=== Work to complete ===
Quote the listing below in its entirety, omitting every image.

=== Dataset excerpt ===
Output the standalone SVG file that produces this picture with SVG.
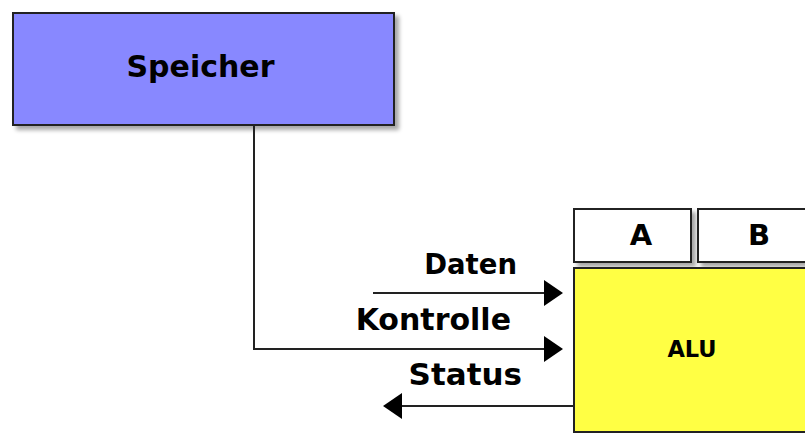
<svg xmlns="http://www.w3.org/2000/svg" width="805" height="433" viewBox="0 0 805 433">
<defs>
<filter id="sh" x="-10%" y="-10%" width="130%" height="140%">
<feGaussianBlur in="SourceAlpha" stdDeviation="2"/>
<feOffset dx="4" dy="4" result="b"/>
<feComponentTransfer><feFuncA type="linear" slope="0.35"/></feComponentTransfer>
<feMerge><feMergeNode/><feMergeNode in="SourceGraphic"/></feMerge>
</filter>
<marker id="ah" markerWidth="19" markerHeight="26" refX="0" refY="13" orient="auto" markerUnits="userSpaceOnUse">
<path d="M0,0 L19,13 L0,26 Z" fill="#000"/>
</marker>
</defs>
<style>
.box{stroke:#222;stroke-width:2}
.t{font-family:"DejaVu Sans",sans-serif;font-weight:bold;fill:#000}
.c{fill:none;stroke:#222;stroke-width:2}
</style>
<rect width="805" height="433" fill="#fff"/>
<g id="speicher">
<rect class="box" x="13" y="13" width="381" height="112" fill="#8888ff" filter="url(#sh)"/>
<text class="t" x="200.5" y="77" font-size="30" text-anchor="middle">Speicher</text>
</g>
<g id="regA">
<rect class="box" x="574" y="209" width="117" height="53" fill="#fff" filter="url(#sh)"/>
<text class="t" x="641" y="245" font-size="29" text-anchor="middle">A</text>
</g>
<g id="regB">
<rect class="box" x="698" y="209" width="117" height="53" fill="#fff" filter="url(#sh)"/>
<text class="t" x="759" y="245" font-size="29" text-anchor="middle">B</text>
</g>
<g id="alu">
<rect class="box" x="574" y="268" width="240" height="164" fill="#ffff44"/>
<text class="t" x="692" y="357" font-size="22.5" text-anchor="middle">ALU</text>
</g>
<g id="connectors">
<path class="c" d="M254,125 V349 H544" marker-end="url(#ah)"/>
<path class="c" d="M373,293 H544" marker-end="url(#ah)"/>
<path class="c" d="M574,406 H402" marker-end="url(#ah)"/>
<text class="t" x="517" y="274" font-size="27.5" text-anchor="end">Daten</text>
<text class="t" x="511" y="330" font-size="30" text-anchor="end">Kontrolle</text>
<text class="t" x="522" y="385" font-size="31" text-anchor="end">Status</text>
</g>
</svg>
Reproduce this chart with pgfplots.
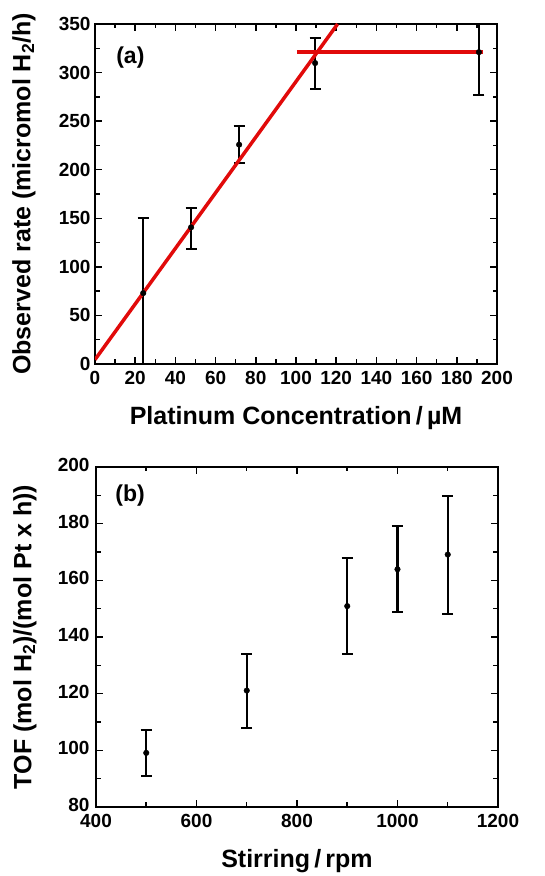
\documentclass[border=0pt]{standalone}
\usepackage{pgfplots}
\pgfplotsset{compat=1.18}
\usepackage{fontspec}
\setmainfont{Liberation Sans}
\definecolor{fitred}{RGB}{225,10,10}
\begin{document}
\begin{tikzpicture}
\useasboundingbox (0,0) rectangle (544pt,876pt);
\pgfplotsset{every axis/.append style={
  scale only axis, width=402pt, height=340pt,
  axis line style={line width=1.8pt},
  every tick/.style={black, line width=1.5pt},
  tick align=inside, major tick length=7pt, minor tick length=4.5pt,
  /pgf/number format/assume math mode=true,
  /pgf/number format/1000 sep={},
  tick label style={font=\fontsize{19}{22}\selectfont\bfseries},
  label style={font=\fontsize{25}{28}\selectfont\bfseries},
  minor x tick num=1, minor y tick num=1,
  xlabel style={at={(axis description cs:0.5,-0.16)}, anchor=center},
  ylabel style={at={(axis description cs:-0.177,0.5)}, anchor=center},
  xticklabel style={yshift=-4pt},
  yticklabel style={xshift=-1pt},
}}
% ---------- (a) ----------
\begin{axis}[at={(95pt,512pt)}, anchor=south west,
  xmin=0, xmax=200, ymin=0, ymax=350,
  xtick={0,20,...,200}, ytick={0,50,...,350},
  xlabel={Platinum Concentration\,/\,\textmu M},
  ylabel={Observed rate (micromol H$_{\mathbf 2}$/h)},
]
\addplot[black, only marks, mark=*, mark size=2.8pt,
  error bars/.cd, y dir=both, y explicit,
  error bar style={line width=2.2pt},
  error mark options={black, mark size=5.5pt, line width=2pt, rotate=90}]
  coordinates {
  (24,73) += (0,77.3) -= (0,73)
  (47.8,140.7) += (0,19.9) -= (0,22.3)
  (71.7,225.8) += (0,18.8) -= (0,18.8)
  (109.5,309.8) += (0,26.2) -= (0,26.8)
  (191,321) += (0,28.5) -= (0,44.4)
  };
\addplot[fitred, line width=3.5pt] coordinates {(0,4.5) (120.7,350)};
\addplot[fitred, line width=3.5pt] coordinates {(100.4,321) (193,321)};
\node[font=\fontsize{23}{26}\selectfont\bfseries] at (axis description cs:0.088,0.9) {(a)};
\end{axis}
% ---------- (b) ----------
\begin{axis}[at={(96pt,69pt)}, anchor=south west,
  xmin=400, xmax=1200, ymin=80, ymax=200,
  xtick={400,600,...,1200}, ytick={80,100,...,200},
  xlabel={Stirring\,/\,rpm},
  ylabel={TOF (mol H$_{\mathbf 2}$)/(mol Pt x h))},
  yticklabel style={xshift=-2pt, yshift=2pt},
]
\addplot[black, only marks, mark=*, mark size=2.8pt,
  error bars/.cd, y dir=both, y explicit,
  error bar style={line width=2.2pt},
  error mark options={black, mark size=5.5pt, line width=2pt, rotate=90}]
  coordinates {
  (500,99.1) += (0,8.0) -= (0,8.2)
  (700,121.1) += (0,13.0) -= (0,13.1)
  (900,150.9) += (0,17.1) -= (0,16.8)
  (1000,163.9) += (0,15.2) -= (0,15.1)
  (1100,169.1) += (0,20.8) -= (0,20.9)
  };
\node[font=\fontsize{23}{26}\selectfont\bfseries] at (axis description cs:0.085,0.915) {(b)};
\end{axis}
\end{tikzpicture}
\end{document}
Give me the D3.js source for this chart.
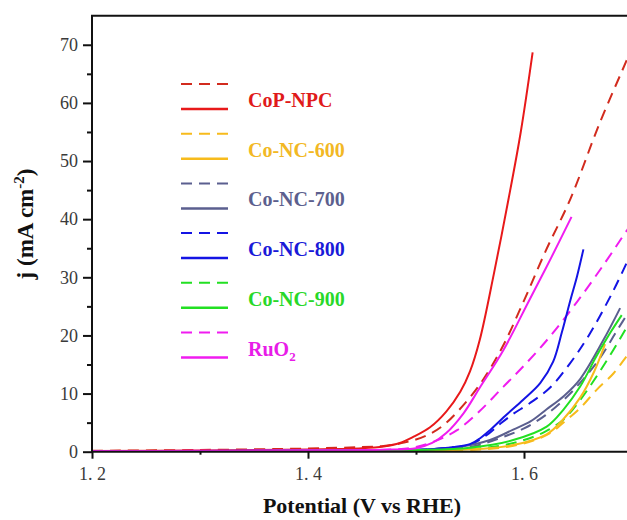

=== Full response ===
Output the standalone SVG file that produces this picture with SVG.
<svg xmlns="http://www.w3.org/2000/svg" width="805" height="433" viewBox="0 0 805 433">
<defs>
<filter id="sh" x="-10%" y="-10%" width="130%" height="140%">
<feGaussianBlur in="SourceAlpha" stdDeviation="2"/>
<feOffset dx="4" dy="4" result="b"/>
<feComponentTransfer><feFuncA type="linear" slope="0.35"/></feComponentTransfer>
<feMerge><feMergeNode/><feMergeNode in="SourceGraphic"/></feMerge>
</filter>
<marker id="ah" markerWidth="19" markerHeight="26" refX="0" refY="13" orient="auto" markerUnits="userSpaceOnUse">
<path d="M0,0 L19,13 L0,26 Z" fill="#000"/>
</marker>
</defs>
<style>
.box{stroke:#222;stroke-width:2}
.t{font-family:"DejaVu Sans",sans-serif;font-weight:bold;fill:#000}
.c{fill:none;stroke:#222;stroke-width:2}
</style>
<rect width="805" height="433" fill="#fff"/>
<g id="speicher">
<rect class="box" x="13" y="13" width="381" height="112" fill="#8888ff" filter="url(#sh)"/>
<text class="t" x="200.5" y="77" font-size="30" text-anchor="middle">Speicher</text>
</g>
<g id="regA">
<rect class="box" x="574" y="209" width="117" height="53" fill="#fff" filter="url(#sh)"/>
<text class="t" x="641" y="245" font-size="29" text-anchor="middle">A</text>
</g>
<g id="regB">
<rect class="box" x="698" y="209" width="117" height="53" fill="#fff" filter="url(#sh)"/>
<text class="t" x="759" y="245" font-size="29" text-anchor="middle">B</text>
</g>
<g id="alu">
<rect class="box" x="574" y="268" width="240" height="164" fill="#ffff44"/>
<text class="t" x="692" y="357" font-size="22.5" text-anchor="middle">ALU</text>
</g>
<g id="connectors">
<path class="c" d="M254,125 V349 H544" marker-end="url(#ah)"/>
<path class="c" d="M373,293 H544" marker-end="url(#ah)"/>
<path class="c" d="M574,406 H402" marker-end="url(#ah)"/>
<text class="t" x="517" y="274" font-size="27.5" text-anchor="end">Daten</text>
<text class="t" x="511" y="330" font-size="30" text-anchor="end">Kontrolle</text>
<text class="t" x="522" y="385" font-size="31" text-anchor="end">Status</text>
</g>
</svg>
Reproduce this chart with pgfplots.
\documentclass[border=0pt]{standalone}
\usepackage{pgfplots}
\pgfplotsset{compat=1.18}
\usepackage{fontspec}
\setmainfont{Liberation Sans}
\definecolor{fitred}{RGB}{225,10,10}
\begin{document}
\begin{tikzpicture}
\useasboundingbox (0,0) rectangle (544pt,876pt);
\pgfplotsset{every axis/.append style={
  scale only axis, width=402pt, height=340pt,
  axis line style={line width=1.8pt},
  every tick/.style={black, line width=1.5pt},
  tick align=inside, major tick length=7pt, minor tick length=4.5pt,
  /pgf/number format/assume math mode=true,
  /pgf/number format/1000 sep={},
  tick label style={font=\fontsize{19}{22}\selectfont\bfseries},
  label style={font=\fontsize{25}{28}\selectfont\bfseries},
  minor x tick num=1, minor y tick num=1,
  xlabel style={at={(axis description cs:0.5,-0.16)}, anchor=center},
  ylabel style={at={(axis description cs:-0.177,0.5)}, anchor=center},
  xticklabel style={yshift=-4pt},
  yticklabel style={xshift=-1pt},
}}
% ---------- (a) ----------
\begin{axis}[at={(95pt,512pt)}, anchor=south west,
  xmin=0, xmax=200, ymin=0, ymax=350,
  xtick={0,20,...,200}, ytick={0,50,...,350},
  xlabel={Platinum Concentration\,/\,\textmu M},
  ylabel={Observed rate (micromol H$_{\mathbf 2}$/h)},
]
\addplot[black, only marks, mark=*, mark size=2.8pt,
  error bars/.cd, y dir=both, y explicit,
  error bar style={line width=2.2pt},
  error mark options={black, mark size=5.5pt, line width=2pt, rotate=90}]
  coordinates {
  (24,73) += (0,77.3) -= (0,73)
  (47.8,140.7) += (0,19.9) -= (0,22.3)
  (71.7,225.8) += (0,18.8) -= (0,18.8)
  (109.5,309.8) += (0,26.2) -= (0,26.8)
  (191,321) += (0,28.5) -= (0,44.4)
  };
\addplot[fitred, line width=3.5pt] coordinates {(0,4.5) (120.7,350)};
\addplot[fitred, line width=3.5pt] coordinates {(100.4,321) (193,321)};
\node[font=\fontsize{23}{26}\selectfont\bfseries] at (axis description cs:0.088,0.9) {(a)};
\end{axis}
% ---------- (b) ----------
\begin{axis}[at={(96pt,69pt)}, anchor=south west,
  xmin=400, xmax=1200, ymin=80, ymax=200,
  xtick={400,600,...,1200}, ytick={80,100,...,200},
  xlabel={Stirring\,/\,rpm},
  ylabel={TOF (mol H$_{\mathbf 2}$)/(mol Pt x h))},
  yticklabel style={xshift=-2pt, yshift=2pt},
]
\addplot[black, only marks, mark=*, mark size=2.8pt,
  error bars/.cd, y dir=both, y explicit,
  error bar style={line width=2.2pt},
  error mark options={black, mark size=5.5pt, line width=2pt, rotate=90}]
  coordinates {
  (500,99.1) += (0,8.0) -= (0,8.2)
  (700,121.1) += (0,13.0) -= (0,13.1)
  (900,150.9) += (0,17.1) -= (0,16.8)
  (1000,163.9) += (0,15.2) -= (0,15.1)
  (1100,169.1) += (0,20.8) -= (0,20.9)
  };
\node[font=\fontsize{23}{26}\selectfont\bfseries] at (axis description cs:0.085,0.915) {(b)};
\end{axis}
\end{tikzpicture}
\end{document}
Give me the D3.js source for this chart.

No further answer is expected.